The task at hand is almost a project unto itself, one of several Hill has tackled as the 23-story structure has taken shape on the campus of Northwestern Medical Center, located in the heart of Chicago's Gold Coast.
On the fifth floor, crews have begun building out the facility's imaging center, one of the last of the project's myriad spaces to come on line.
Specifications for the center are unique. To prevent RF signals from disrupting testing, spaces are lined by a contiguous layer of lead and copper shielding. Accordingly, piping and ductwork require special fittings to maintain the enclosure's integrity.

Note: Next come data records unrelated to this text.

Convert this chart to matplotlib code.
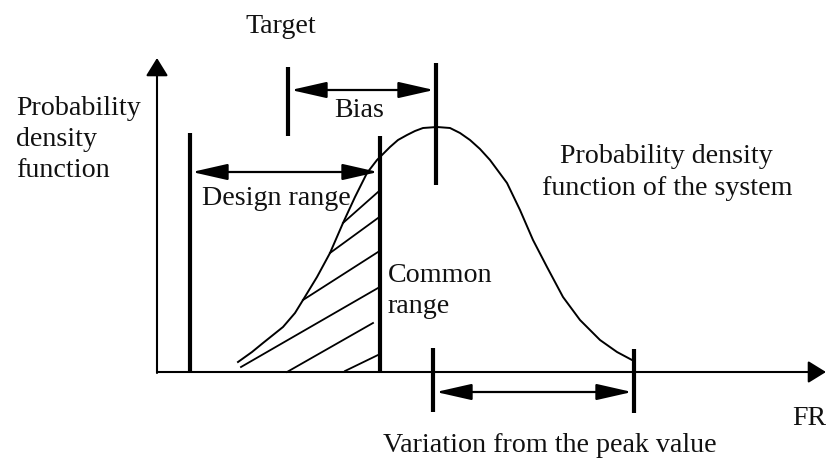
import numpy as np
import matplotlib.pyplot as plt

# 坐标按 826x462 的画布来取, y 向下为正
curve_x = [238, 252, 263, 283, 295, 303, 317, 330, 343, 355, 367, 377, 390, 398, 407,
           415, 423, 437, 450, 460, 470, 480, 490, 507, 520, 533, 547, 563, 580, 600,
           617, 632]
curve_y = [362, 352, 343, 327, 313, 300, 277, 253, 223, 197, 173, 160, 147, 140, 135,
           131, 128, 127, 128, 133, 140, 149, 160, 183, 210, 240, 267, 297, 320, 340,
           352, 360]

# 斜线阴影 (起点x, 起点y, 终点x, 终点y)
hatch_segs = [(241, 367, 378, 288), (287, 372, 373, 323), (345, 371, 378, 355),
              (303, 300, 378, 252), (330, 253, 378, 218), (343, 223, 378, 192)]

# 竖线 (x, 上端y, 下端y)
design_left = (190, 133, 372)
design_right = (380, 136, 372)
target_line = (288, 67, 136)
peak_line = (436, 63, 185)
var_left = (433, 348, 412)
var_right = (634, 349, 413)

# 尺寸箭头 (y, 左x, 右x)
bias_arrow = (90, 291, 434)
design_arrow = (172, 192, 378)
var_arrow = (392, 436, 632)

origin = (157, 372)
x_end = 826
y_end = 58

# 文字 (x, 基线y, 内容, 对齐)
labels = [
    (281, 33, 'Target', 'center'),
    (359, 117, 'Bias', 'center'),
    (16, 115, 'Probability', 'left'),
    (16, 146, 'density', 'left'),
    (16, 177, 'function', 'left'),
    (202, 205, 'Design range', 'left'),
    (666, 163, 'Probability density', 'center'),
    (667, 195, 'function of the system', 'center'),
    (388, 282, 'Common', 'left'),
    (388, 313, 'range', 'left'),
    (792, 425, 'FR', 'left'),
    (550, 452, 'Variation from the peak value', 'center'),
]

plt.rcParams['font.family'] = ['Liberation Serif', 'DejaVu Serif']

fig = plt.figure(figsize=(8.26, 4.62), dpi=100)
ax = fig.add_axes([0, 0, 1, 1])
ax.set_xlim(0, 826)
ax.set_ylim(462, 0)
ax.axis('off')

# 坐标轴
axis_style = dict(arrowstyle='-|>,head_length=0.55,head_width=0.34',
                  color='black', lw=1.5, mutation_scale=20, shrinkA=0, shrinkB=0)
ax.annotate('', xy=(x_end, origin[1]), xytext=origin, arrowprops=axis_style)
ax.annotate('', xy=(origin[0], y_end), xytext=(origin[0], origin[1] + 1),
            arrowprops=axis_style)

# 概率密度曲线
ax.plot(curve_x, curve_y, color='black', lw=1.4, solid_joinstyle='round')

for x0, y0, x1, y1 in hatch_segs:
    ax.plot([x0, x1], [y0, y1], color='black', lw=1.3)

for x, ya, yb in [design_left, design_right, target_line, peak_line, var_left, var_right]:
    ax.plot([x, x], [ya, yb], color='black', lw=3.0, solid_capstyle='butt')

for y, xa, xb in [bias_arrow, design_arrow, var_arrow]:
    ax.annotate('', xy=(xb, y), xytext=(xa, y),
                arrowprops=dict(arrowstyle='<|-|>,head_length=1.1,head_width=0.25',
                                color='black', lw=1.6, mutation_scale=20,
                                shrinkA=0, shrinkB=0))

for x, y, s, ha in labels:
    ax.text(x, y, s, fontsize=20.2, ha=ha, va='baseline', color='#111111')

fig.savefig('out.png', dpi=100, facecolor='white')
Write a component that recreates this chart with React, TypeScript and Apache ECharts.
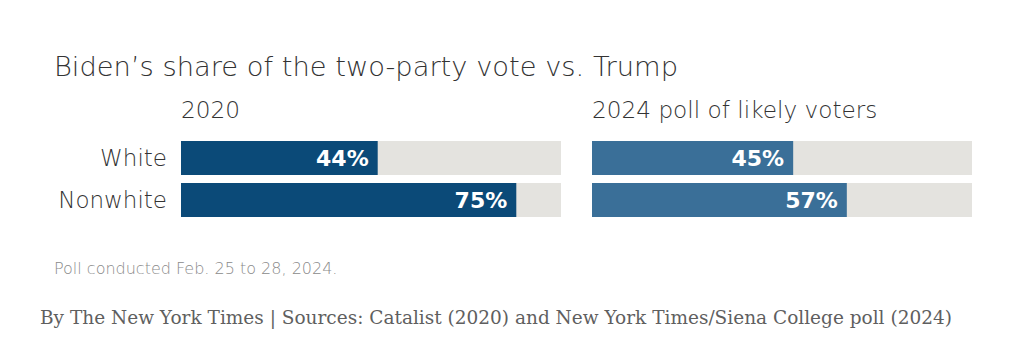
import React, { useEffect, useRef } from "react";
import * as echarts from "echarts";

const categories = ["White", "Nonwhite"];
const values2020 = [44, 75];
const values2024 = [45, 57];
const axisMax = 85;
const panelTitles = ["2020", "2024 poll of likely voters"];
const chartTitle = "Biden\u2019s share of the two-party vote vs. Trump";
const note = "Poll conducted Feb. 25 to 28, 2024.";
const source = "By The New York Times | Sources: Catalist (2020) and New York Times/Siena College poll (2024)";

const SANS = "'DejaVu Sans', sans-serif";
const SERIF = "'DejaVu Serif', serif";

export default function App() {
  const ref = useRef<HTMLDivElement>(null);
  useEffect(() => {
    document.body.style.margin = "0";
    const chart = echarts.init(ref.current!, null, { renderer: "svg" });
    const grids = [
      { left: 181, top: 137, width: 380, height: 84 },
      { left: 592, top: 137, width: 380, height: 84 },
    ];
    const colors = ["#0b4a78", "#3a6f98"];
    const data = [values2020, values2024];
    const series: any[] = [];
    data.forEach((vals, i) => {
      series.push({
        type: "bar",
        xAxisIndex: i,
        yAxisIndex: i,
        data: categories.map(() => axisMax),
        barWidth: 34,
        barGap: "-100%",
        itemStyle: { color: "#e4e3df" },
        silent: true,
        z: 1,
      });
      series.push({
        type: "bar",
        xAxisIndex: i,
        yAxisIndex: i,
        data: vals,
        barWidth: 34,
        barGap: "-100%",
        itemStyle: { color: colors[i] },
        z: 2,
        label: {
          show: true,
          position: "insideRight",
          distance: 9,
          formatter: "{c}%",
          color: "#ffffff",
          fontFamily: SANS,
          fontWeight: "bold",
          fontSize: 22,
        },
      });
    });
    chart.setOption({
      animation: false,
      grid: grids,
      xAxis: grids.map((_, i) => ({
        type: "value",
        gridIndex: i,
        min: 0,
        max: axisMax,
        show: false,
      })),
      yAxis: grids.map((_, i) => ({
        type: "category",
        gridIndex: i,
        data: categories,
        inverse: true,
        axisLine: { show: false },
        axisTick: { show: false },
        axisLabel: {
          show: i === 0,
          margin: 14,
          fontSize: 23,
          fontWeight: 200,
          color: "#333333",
          fontFamily: SANS,
        },
      })),
      series,
      graphic: [
        {
          type: "text",
          left: 54,
          top: 53,
          style: { text: chartTitle, fontSize: 27.3, fontFamily: SANS, fontWeight: 200, fill: "#333333" },
        },
        {
          type: "text",
          left: 181,
          top: 98,
          style: { text: panelTitles[0], fontSize: 23.2, fontFamily: SANS, fontWeight: 200, fill: "#333333" },
        },
        {
          type: "text",
          left: 592,
          top: 98,
          style: { text: panelTitles[1], fontSize: 23.2, fontFamily: SANS, fontWeight: 200, fill: "#333333" },
        },
        {
          type: "text",
          left: 54,
          top: 260,
          style: { text: note, fontSize: 16, fontFamily: SANS, fontWeight: 200, fill: "#8a8a8a" },
        },
        {
          type: "text",
          left: 40,
          top: 308,
          style: { text: source, fontSize: 18.5, fontFamily: SERIF, fill: "#5f5f5f" },
        },
      ],
    });
    return () => chart.dispose();
  }, []);
  return <div ref={ref} style={{ width: 1023, height: 352, background: "#ffffff" }} />;
}
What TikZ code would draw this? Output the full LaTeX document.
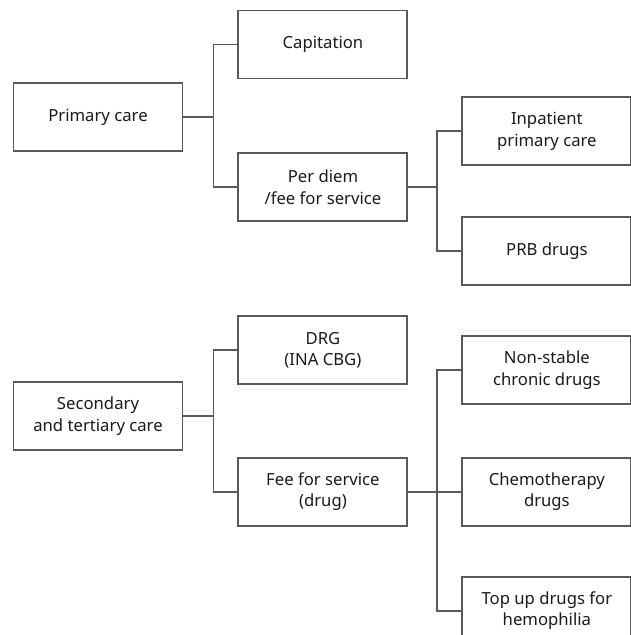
\documentclass[tikz,border=0pt]{standalone}
\usepackage{fontspec}
\setmainfont{Noto Sans}
\usetikzlibrary{positioning}
\definecolor{payLine}{HTML}{595959}
\definecolor{payText}{HTML}{1A1A1A}

\begin{document}
\begin{tikzpicture}[
  box/.style={draw=payLine, line width=1.1pt, align=center, font=\fontsize{9.5}{12.3}\selectfont, text=payText, minimum width=3.38cm, minimum height=1.36cm, inner sep=2pt},
  link/.style={draw=payLine, line width=1.1pt}
]
\useasboundingbox (0,0) rectangle (12.62,-12.70);

% primary care branch
\node[box] at (1.96,-2.34) (prim) {Primary care};
\node[box, right=1.08cm of prim, yshift=1.45cm] (cap) {Capitation};
\node[box, below=1.45cm of cap] (perdiem) {Per diem\\/fee for service};
\node[box, right=1.06cm of perdiem, yshift=1.11cm] (inpat) {Inpatient\\primary care};
\node[box, below=1.0cm of inpat] (prb) {PRB drugs};

% secondary and tertiary care branch
\node[box, below=4.58cm of prim] (sec) {Secondary\\and tertiary care};
\node[box, below=1.87cm of perdiem] (drg) {DRG\\(INA CBG)};
\node[box, below=1.43cm of drg] (ffs) {Fee for service\\(drug)};
\node[box, right=1.06cm of drg, yshift=-0.4cm] (nonst) {Non-stable\\chronic drugs};
\node[box, right=1.06cm of ffs] (chemo) {Chemotherapy\\drugs};
\node[box, below=0.98cm of chemo] (topup) {Top up drugs for\\hemophilia};

\draw[link] (prim.east) -- ++(0.6,0) |- (cap.west);
\draw[link] (prim.east) -- ++(0.6,0) |- (perdiem.west);
\draw[link] (perdiem.east) -- ++(0.58,0) |- (inpat.west);
\draw[link] (perdiem.east) -- ++(0.58,0) |- (prb.west);

\draw[link] (sec.east) -- ++(0.6,0) |- (drg.west);
\draw[link] (sec.east) -- ++(0.6,0) |- (ffs.west);
\draw[link] (ffs.east) -- ++(0.58,0) |- (nonst.west);
\draw[link] (ffs.east) -- (chemo.west);
\draw[link] (ffs.east) -- ++(0.58,0) |- (topup.west);
\end{tikzpicture}
\end{document}
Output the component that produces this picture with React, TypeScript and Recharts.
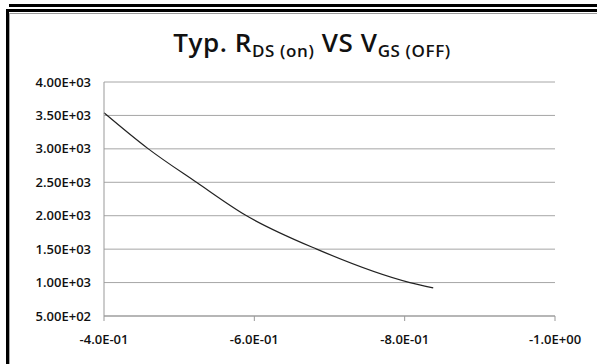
import { LineChart, Line, XAxis, YAxis, CartesianGrid } from 'recharts';

// gate voltage (V) and typical on-resistance (ohm)
const vgs = [-0.4, -0.459, -0.523, -0.588, -0.683, -0.807, -0.838];
const rdsOn = [3540, 3000, 2500, 2010, 1500, 1000, 920];

const xTicks = [-0.4, -0.6, -0.8, -1.0];
const yTicks = [500, 1000, 1500, 2000, 2500, 3000, 3500, 4000];

const data = vgs.map((v, i) => ({ v, r: rdsOn[i] }));

const sci = (n: number, digits: number) => {
  const [m, e] = n.toExponential(digits).split('e');
  const exp = Number(e);
  return `${m}E${exp < 0 ? '-' : '+'}${String(Math.abs(exp)).padStart(2, '0')}`;
};

const font = '"Open Sans", sans-serif';
const tickStyle = { fontSize: 13, fontWeight: 600, fill: '#111', fontFamily: font };

export default function App() {
  return (
    <div style={{ position: 'absolute', left: 0, top: 0, width: 597, height: 364, background: '#fff', overflow: 'hidden' }}>
      {/* frame bands */}
      <div style={{ position: 'absolute', left: 9, top: 4, width: 588, height: 3, background: '#000' }} />
      <div style={{ position: 'absolute', left: 6, top: 9, width: 591, height: 3, background: '#000' }} />
      <div style={{ position: 'absolute', left: 6, top: 13, width: 591, height: 1, background: '#999' }} />
      <div style={{ position: 'absolute', left: 6, top: 9, width: 3, height: 355, background: '#000' }} />
      <div style={{ position: 'absolute', left: 9, top: 13, width: 1, height: 351, background: '#aaa' }} />

      <div
        style={{
          position: 'absolute',
          left: 0,
          width: 624,
          top: 27,
          textAlign: 'center',
          fontFamily: font,
          fontWeight: 600,
          fontSize: 26,
          letterSpacing: 0.6,
          color: '#111',
          lineHeight: '30px',
          whiteSpace: 'nowrap',
        }}
      >
        Typ. R<sub style={{ fontSize: 17, verticalAlign: '-5px' }}>DS (on)</sub> VS V<sub style={{ fontSize: 17, verticalAlign: '-5px' }}>GS (OFF)</sub>
      </div>

      <LineChart width={597} height={364} data={data} margin={{ top: 82, right: 42, bottom: 0, left: 0 }}>
        <CartesianGrid vertical={false} stroke="#a6a6a6" strokeWidth={1} />
        <XAxis
          dataKey="v"
          type="number"
          domain={[-1, -0.4]}
          reversed
          ticks={xTicks}
          tickFormatter={(n: number) => sci(n, 1)}
          tick={tickStyle}
          stroke="#999"
          tickSize={5}
          tickMargin={14}
          height={48}
        />
        <YAxis
          type="number"
          domain={[500, 4000]}
          ticks={yTicks}
          tickFormatter={(n: number) => sci(n, 2)}
          tick={tickStyle}
          stroke="#999"
          tickLine={false}
          tickSize={6}
          tickMargin={7}
          width={104}
        />
        <Line dataKey="r" type="monotone" stroke="#222" strokeWidth={1.2} dot={false} isAnimationActive={false} />
      </LineChart>
    </div>
  );
}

The center's equipment, which performs CT scans and MRIs, likewise requires specialized cooling. “The scanners generate a lot of heat due to associated computers and electronics,” says Tranter, “so we're installing a dedicated cooling system that calls for chilled water connections.”
Expectations are high for the 1.25-million-sq-ft facility. Systems are so advanced that hospital officials required that all project team members be proficient in building information modeling (BIM). Hill is a veteran of the technology, having mastered it several years ago.
The firm, whose revenue neared $200 million last year, also knows the lay of this particular land. Under the auspices of its building operations group, which deploys stationary engineers to commandeer some 32 million sq ft of space, Hill employees are scattered throughout the Northwestern campus.